:: Source excerpt ::
Start

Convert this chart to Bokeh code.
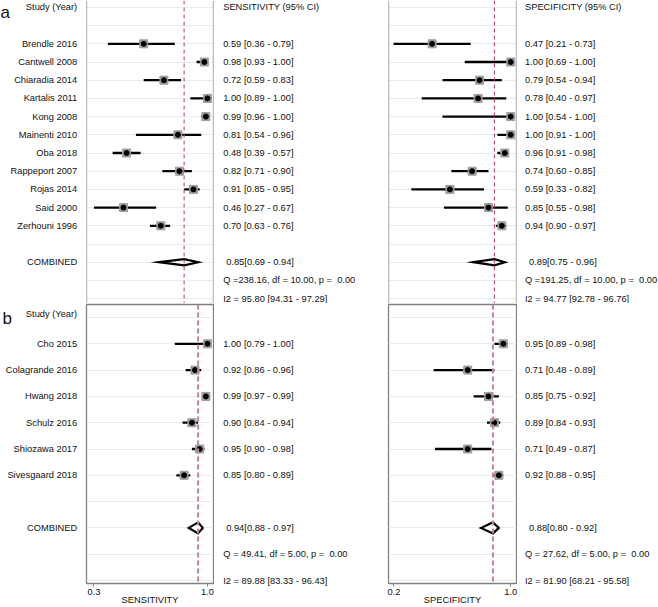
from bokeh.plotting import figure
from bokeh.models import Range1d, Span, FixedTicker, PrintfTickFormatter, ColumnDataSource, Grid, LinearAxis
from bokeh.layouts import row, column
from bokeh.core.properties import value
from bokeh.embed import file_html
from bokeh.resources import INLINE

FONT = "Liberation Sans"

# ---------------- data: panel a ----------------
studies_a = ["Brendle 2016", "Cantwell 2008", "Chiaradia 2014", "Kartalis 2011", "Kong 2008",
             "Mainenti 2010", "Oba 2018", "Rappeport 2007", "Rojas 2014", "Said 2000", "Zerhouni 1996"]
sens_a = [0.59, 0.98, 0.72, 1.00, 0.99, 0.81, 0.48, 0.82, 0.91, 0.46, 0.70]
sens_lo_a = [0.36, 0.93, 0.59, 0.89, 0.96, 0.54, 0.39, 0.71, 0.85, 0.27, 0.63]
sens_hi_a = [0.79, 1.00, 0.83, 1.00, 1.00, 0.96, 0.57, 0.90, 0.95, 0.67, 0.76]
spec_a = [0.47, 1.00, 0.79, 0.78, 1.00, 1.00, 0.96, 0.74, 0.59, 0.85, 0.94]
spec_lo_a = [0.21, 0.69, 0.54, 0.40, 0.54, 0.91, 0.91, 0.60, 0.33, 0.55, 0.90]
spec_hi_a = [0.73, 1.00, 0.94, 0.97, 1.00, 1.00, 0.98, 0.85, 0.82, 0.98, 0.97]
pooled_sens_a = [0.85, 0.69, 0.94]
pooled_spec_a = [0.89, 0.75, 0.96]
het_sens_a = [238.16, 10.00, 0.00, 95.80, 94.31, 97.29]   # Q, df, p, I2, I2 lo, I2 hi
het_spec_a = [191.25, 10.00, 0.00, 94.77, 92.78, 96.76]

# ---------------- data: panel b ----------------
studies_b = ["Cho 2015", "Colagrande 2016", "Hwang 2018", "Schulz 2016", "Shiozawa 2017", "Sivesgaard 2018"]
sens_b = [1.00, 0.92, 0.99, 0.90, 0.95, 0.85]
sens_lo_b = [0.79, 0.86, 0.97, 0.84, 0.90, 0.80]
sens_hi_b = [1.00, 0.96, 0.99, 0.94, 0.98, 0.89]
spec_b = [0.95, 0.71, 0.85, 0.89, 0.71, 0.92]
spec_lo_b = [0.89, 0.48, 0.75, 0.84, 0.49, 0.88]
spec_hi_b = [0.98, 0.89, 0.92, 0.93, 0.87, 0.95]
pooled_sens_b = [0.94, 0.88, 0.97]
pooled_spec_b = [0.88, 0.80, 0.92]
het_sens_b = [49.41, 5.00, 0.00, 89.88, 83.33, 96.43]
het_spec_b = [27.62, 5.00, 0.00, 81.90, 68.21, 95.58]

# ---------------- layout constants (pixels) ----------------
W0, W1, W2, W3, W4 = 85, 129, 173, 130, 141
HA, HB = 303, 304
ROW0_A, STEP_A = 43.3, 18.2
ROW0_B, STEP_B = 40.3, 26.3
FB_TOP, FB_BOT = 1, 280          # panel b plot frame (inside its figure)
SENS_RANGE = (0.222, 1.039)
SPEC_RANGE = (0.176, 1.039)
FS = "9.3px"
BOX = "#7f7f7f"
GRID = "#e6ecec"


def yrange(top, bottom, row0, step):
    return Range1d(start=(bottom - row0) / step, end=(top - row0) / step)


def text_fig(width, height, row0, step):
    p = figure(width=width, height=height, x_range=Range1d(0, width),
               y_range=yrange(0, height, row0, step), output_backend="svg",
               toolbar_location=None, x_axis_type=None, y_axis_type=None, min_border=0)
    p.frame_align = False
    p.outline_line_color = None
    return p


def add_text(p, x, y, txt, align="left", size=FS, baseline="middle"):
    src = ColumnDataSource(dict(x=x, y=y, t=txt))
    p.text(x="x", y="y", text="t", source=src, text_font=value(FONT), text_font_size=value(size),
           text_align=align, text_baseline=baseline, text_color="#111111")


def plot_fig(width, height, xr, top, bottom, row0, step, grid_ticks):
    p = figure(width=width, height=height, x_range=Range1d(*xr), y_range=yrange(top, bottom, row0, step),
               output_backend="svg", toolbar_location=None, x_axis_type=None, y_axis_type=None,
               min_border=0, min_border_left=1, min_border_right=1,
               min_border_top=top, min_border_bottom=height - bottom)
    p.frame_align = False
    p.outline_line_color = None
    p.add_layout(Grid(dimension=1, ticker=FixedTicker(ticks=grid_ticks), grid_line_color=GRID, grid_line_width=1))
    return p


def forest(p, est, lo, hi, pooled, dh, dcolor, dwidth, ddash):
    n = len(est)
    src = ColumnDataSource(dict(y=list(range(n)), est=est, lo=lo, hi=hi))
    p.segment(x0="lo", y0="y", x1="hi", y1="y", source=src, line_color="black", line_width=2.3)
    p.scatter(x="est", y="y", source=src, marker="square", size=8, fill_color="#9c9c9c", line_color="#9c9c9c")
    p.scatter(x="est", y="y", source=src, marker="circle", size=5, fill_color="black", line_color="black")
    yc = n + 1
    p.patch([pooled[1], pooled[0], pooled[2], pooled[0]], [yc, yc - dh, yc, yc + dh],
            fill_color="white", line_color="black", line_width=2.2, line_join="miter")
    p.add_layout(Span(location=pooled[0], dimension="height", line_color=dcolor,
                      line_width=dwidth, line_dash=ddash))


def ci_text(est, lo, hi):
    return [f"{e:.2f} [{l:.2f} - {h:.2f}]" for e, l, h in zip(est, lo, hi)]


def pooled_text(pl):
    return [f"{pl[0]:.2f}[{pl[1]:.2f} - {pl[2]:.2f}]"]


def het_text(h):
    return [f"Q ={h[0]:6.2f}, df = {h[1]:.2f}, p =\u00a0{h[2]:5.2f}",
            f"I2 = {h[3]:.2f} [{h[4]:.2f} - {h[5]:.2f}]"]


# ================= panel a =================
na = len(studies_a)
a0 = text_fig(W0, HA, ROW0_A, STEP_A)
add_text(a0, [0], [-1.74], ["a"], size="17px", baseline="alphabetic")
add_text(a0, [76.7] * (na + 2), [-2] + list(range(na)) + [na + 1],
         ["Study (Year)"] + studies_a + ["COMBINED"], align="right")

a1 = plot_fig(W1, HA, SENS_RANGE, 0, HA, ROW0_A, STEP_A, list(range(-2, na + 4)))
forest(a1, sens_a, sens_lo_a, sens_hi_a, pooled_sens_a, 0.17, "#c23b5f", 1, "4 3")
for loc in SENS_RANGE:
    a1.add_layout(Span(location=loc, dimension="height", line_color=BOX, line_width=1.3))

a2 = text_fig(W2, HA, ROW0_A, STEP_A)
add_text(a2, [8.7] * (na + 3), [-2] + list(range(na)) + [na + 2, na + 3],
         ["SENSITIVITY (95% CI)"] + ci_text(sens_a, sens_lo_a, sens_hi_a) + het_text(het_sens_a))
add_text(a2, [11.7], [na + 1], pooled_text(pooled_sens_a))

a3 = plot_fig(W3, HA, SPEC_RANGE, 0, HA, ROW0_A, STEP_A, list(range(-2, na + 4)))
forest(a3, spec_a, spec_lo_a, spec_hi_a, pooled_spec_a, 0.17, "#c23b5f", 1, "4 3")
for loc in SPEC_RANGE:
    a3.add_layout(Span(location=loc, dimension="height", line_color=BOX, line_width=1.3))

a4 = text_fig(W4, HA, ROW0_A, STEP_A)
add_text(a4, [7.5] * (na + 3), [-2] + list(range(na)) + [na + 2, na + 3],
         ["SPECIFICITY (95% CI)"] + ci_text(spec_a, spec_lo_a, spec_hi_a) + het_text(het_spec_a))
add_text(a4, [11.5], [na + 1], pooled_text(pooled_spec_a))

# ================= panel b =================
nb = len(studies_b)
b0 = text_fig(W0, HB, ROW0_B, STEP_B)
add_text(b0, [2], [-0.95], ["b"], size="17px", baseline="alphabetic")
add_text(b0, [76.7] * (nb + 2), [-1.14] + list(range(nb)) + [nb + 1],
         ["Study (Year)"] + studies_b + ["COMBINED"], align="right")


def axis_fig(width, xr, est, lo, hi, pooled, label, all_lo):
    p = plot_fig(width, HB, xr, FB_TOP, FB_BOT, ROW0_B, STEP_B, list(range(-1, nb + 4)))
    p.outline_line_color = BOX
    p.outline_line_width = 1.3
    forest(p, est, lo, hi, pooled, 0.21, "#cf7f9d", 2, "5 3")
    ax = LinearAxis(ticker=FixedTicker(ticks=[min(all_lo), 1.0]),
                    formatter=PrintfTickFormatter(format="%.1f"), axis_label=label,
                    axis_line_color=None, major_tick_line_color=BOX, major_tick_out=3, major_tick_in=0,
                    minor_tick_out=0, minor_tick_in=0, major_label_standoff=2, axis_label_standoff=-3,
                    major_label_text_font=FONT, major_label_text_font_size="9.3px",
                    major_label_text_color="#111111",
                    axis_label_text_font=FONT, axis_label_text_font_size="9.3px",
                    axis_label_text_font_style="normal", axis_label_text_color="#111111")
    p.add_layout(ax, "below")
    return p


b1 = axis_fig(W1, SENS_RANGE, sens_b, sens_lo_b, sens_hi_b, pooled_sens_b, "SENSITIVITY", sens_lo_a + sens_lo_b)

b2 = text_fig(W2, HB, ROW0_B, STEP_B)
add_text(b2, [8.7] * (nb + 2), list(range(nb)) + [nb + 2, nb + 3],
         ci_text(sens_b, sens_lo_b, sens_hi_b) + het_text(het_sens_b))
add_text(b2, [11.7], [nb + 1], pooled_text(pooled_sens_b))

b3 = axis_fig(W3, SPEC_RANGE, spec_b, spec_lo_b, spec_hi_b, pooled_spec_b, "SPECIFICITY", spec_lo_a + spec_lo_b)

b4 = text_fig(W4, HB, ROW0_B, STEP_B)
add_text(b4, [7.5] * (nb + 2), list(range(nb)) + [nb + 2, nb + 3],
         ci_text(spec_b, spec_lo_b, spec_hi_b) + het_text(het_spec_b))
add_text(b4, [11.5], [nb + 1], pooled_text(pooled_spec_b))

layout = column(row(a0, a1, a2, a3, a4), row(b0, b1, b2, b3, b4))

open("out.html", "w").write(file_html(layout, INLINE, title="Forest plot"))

End

:: Requirements ::
Up to and including the line containing "het_spec_a = [191.25, 10.00, 0.00, 94.77, 92.78, 96.76]", repeat every line from the start of the data, but none of the pictures.

:: Solution to this task ::
Convert this chart to Bokeh code.
from bokeh.plotting import figure
from bokeh.models import Range1d, Span, FixedTicker, PrintfTickFormatter, ColumnDataSource, Grid, LinearAxis
from bokeh.layouts import row, column
from bokeh.core.properties import value
from bokeh.embed import file_html
from bokeh.resources import INLINE

FONT = "Liberation Sans"

# ---------------- data: panel a ----------------
studies_a = ["Brendle 2016", "Cantwell 2008", "Chiaradia 2014", "Kartalis 2011", "Kong 2008",
             "Mainenti 2010", "Oba 2018", "Rappeport 2007", "Rojas 2014", "Said 2000", "Zerhouni 1996"]
sens_a = [0.59, 0.98, 0.72, 1.00, 0.99, 0.81, 0.48, 0.82, 0.91, 0.46, 0.70]
sens_lo_a = [0.36, 0.93, 0.59, 0.89, 0.96, 0.54, 0.39, 0.71, 0.85, 0.27, 0.63]
sens_hi_a = [0.79, 1.00, 0.83, 1.00, 1.00, 0.96, 0.57, 0.90, 0.95, 0.67, 0.76]
spec_a = [0.47, 1.00, 0.79, 0.78, 1.00, 1.00, 0.96, 0.74, 0.59, 0.85, 0.94]
spec_lo_a = [0.21, 0.69, 0.54, 0.40, 0.54, 0.91, 0.91, 0.60, 0.33, 0.55, 0.90]
spec_hi_a = [0.73, 1.00, 0.94, 0.97, 1.00, 1.00, 0.98, 0.85, 0.82, 0.98, 0.97]
pooled_sens_a = [0.85, 0.69, 0.94]
pooled_spec_a = [0.89, 0.75, 0.96]
het_sens_a = [238.16, 10.00, 0.00, 95.80, 94.31, 97.29]   # Q, df, p, I2, I2 lo, I2 hi
het_spec_a = [191.25, 10.00, 0.00, 94.77, 92.78, 96.76]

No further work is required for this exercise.